Investors in the property have secured quite a landfall acquiesced to by public governance. The investing partnership obtained a house that had already undergone significant improvement for 650,000 euros. The debt held by the lending institution was over 2.34M euros. Presumably, the previous owner had already invested borrowed monies in improvements since the debt resulted in bankruptcy.
Fergus McCabe of the investing partnership told the Irish Times in November 2019 that turning the property into a high occupancy site was “the only viable option.” If viability demanded profits in excess of 200%, that might have been the rationale in 2019 despite declining Irish tourist revenues.
The cost-benefit muttered out by a green-shaded chartered account, however, could not predict the events of 2019 and 2020. Historically, tourism accounts for 10.4% of global GDP and 7% of global exports. Ireland fares less well than you might expect, with an influx of only 9.3bn euros (5.2bn euros by overseas tourists in Ireland) and trails the global average at 4% of GDP. A tourism surge is expected on the pent-up, post-Covid demand for international travel. However, Irish tourism was in decline even before the pandemic reared up. In pre-covid 2019, Irish tourism declined by 1%. Spain and France outperformed Ireland for tourism, and Edinborough typically outperforms Dublin.
The current private-sector venture bets (for now) that low-end travel on cramped commercial flights and quartering in bargain-priced, high turn-over, high-density hostels will resume according to the 2019 business model. The virus, however, is not Covid 1 but 17. It will mutate, and as a result, public life will again change a little or a lot to dodge the peril.
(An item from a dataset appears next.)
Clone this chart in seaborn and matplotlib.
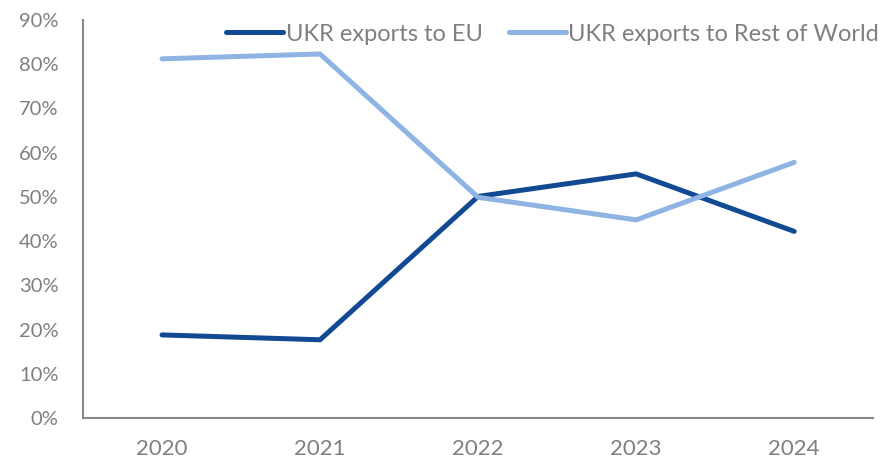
import matplotlib
matplotlib.use("Agg")
import matplotlib.pyplot as plt
import seaborn as sns
import pandas as pd
from matplotlib.ticker import FixedLocator, PercentFormatter
from matplotlib.lines import Line2D

years = ["2020", "2021", "2022", "2023", "2024"]
eu = [0.188, 0.177, 0.501, 0.552, 0.422]
row = [0.812, 0.823, 0.499, 0.448, 0.578]
series_names = ["UKR exports to EU", "UKR exports to Rest of World"]
colors = ["#114a93", "#8db4e2"]

df = pd.DataFrame({
    "x": list(range(len(years))) * 2,
    "value": eu + row,
    "series": [series_names[0]] * len(years) + [series_names[1]] * len(years),
})

sns.set_theme(style="white")
plt.rcParams['font.family'] = ['Lato', 'DejaVu Sans']

grey = "#7f7f7f"
fig = plt.figure(figsize=(8.81, 4.63), dpi=100)
ax = fig.add_axes([0.0942, 0.097, 0.897, 0.86])
sns.lineplot(data=df, x="x", y="value", hue="series",
             palette=colors, linewidth=3.6, ax=ax, legend=False)
for l in ax.lines:
    l.set_solid_capstyle("round")

ax.set_xlim(-0.5, len(years) - 0.5)
ax.set_ylim(0, 0.9)
ax.yaxis.set_major_locator(FixedLocator([i / 10 for i in range(10)]))
ax.yaxis.set_major_formatter(PercentFormatter(1.0, decimals=0))
ax.xaxis.set_major_locator(FixedLocator([i - 0.5 for i in range(len(years) + 1)]))
ax.xaxis.set_major_formatter(plt.NullFormatter())
ax.xaxis.set_minor_locator(FixedLocator(list(range(len(years)))))
ax.set_xticklabels(years, minor=True)
ax.tick_params(axis="x", which="major", direction="out", length=5, width=1.3, color="#898989")
ax.tick_params(axis="x", which="minor", length=0, pad=15, labelsize=16, labelcolor=grey)
ax.tick_params(axis="y", direction="out", length=6.5, width=1.3, color="#898989",
               labelsize=14.5, labelcolor=grey, pad=11)
ax.set_xlabel("")
ax.set_ylabel("")
for s in ["top", "right"]:
    ax.spines[s].set_visible(False)
for s in ["left", "bottom"]:
    ax.spines[s].set_color("#898989")
    ax.spines[s].set_linewidth(1.5)

handles = [Line2D([], [], color=c, linewidth=3.6, solid_capstyle="round") for c in colors]
fig.legend(handles, series_names, loc="upper right", bbox_to_anchor=(1.022, 0.995),
           ncol=2, frameon=False, fontsize=17, labelcolor=grey,
           handlelength=2.4, handletextpad=0.12, columnspacing=1.1)

fig.savefig("out.png", dpi=100)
The economics of hospitality will change too, with hostels taking on vacuous facades and falling derelict like poor Julia Morkan. Some who follow the financial markets may object to this argument, pointing to investor enthusiasm for the AirBNB initial public offering. Investor optimism, however, focuses here precisely because AirBNB provides low-density hospitality (few beds). Its specialty is facilities with few guests or short-term rentals to a single renter. You might compare AirBNB to Target Properties Management which is collapsing under the weight of high-density properties like the 15 Usher’s Island proposal.
I might return to Ireland in the post-Covid world, in part because my paternal grandmother was a Dublin Conroy. But the story also beckons to those named Callanan, Cousins, and Currans. Those were just the Dead-Diaspora with last names beginning with the letter C. There is no logic that could convince me to stay in the most hygienic of new hostels. I would argue vigorously with family and friends who suggest they might do so. The values that drive the necessary demise of the Morkans’ home are not sentimental. They are the cold metallurgy of the coin. If the current plan executes, it is bound to result in a failed hostel, again a wastrel property, and a public embarrassment of Viconian recursiveness.
Just as “The Dead” revisits the failures and epiphanies-too-late of the fourteen stories preceding it in Dubliners, the passing of 15 Usher’s Island will conjure the uneasy spirit of 7 Eccles Street. Raise “The Dead.”
don ward December 11, 2020
There is little concern for the fate of “The Dead’s” 15 Usher’s Island or for its effect on public health, tourist income, or Dublin’s literary reputation. Meanwhile large hospitality corpoprations are investing fortunes on design and technology to ensure facilities can be sanitized for guests. One example: new hotels are being designed with external corridors to avoid the close contact typical of hostels. Can unsafe hostels survive? I will say no more on the subject. ~Don, 22 Dec 2020.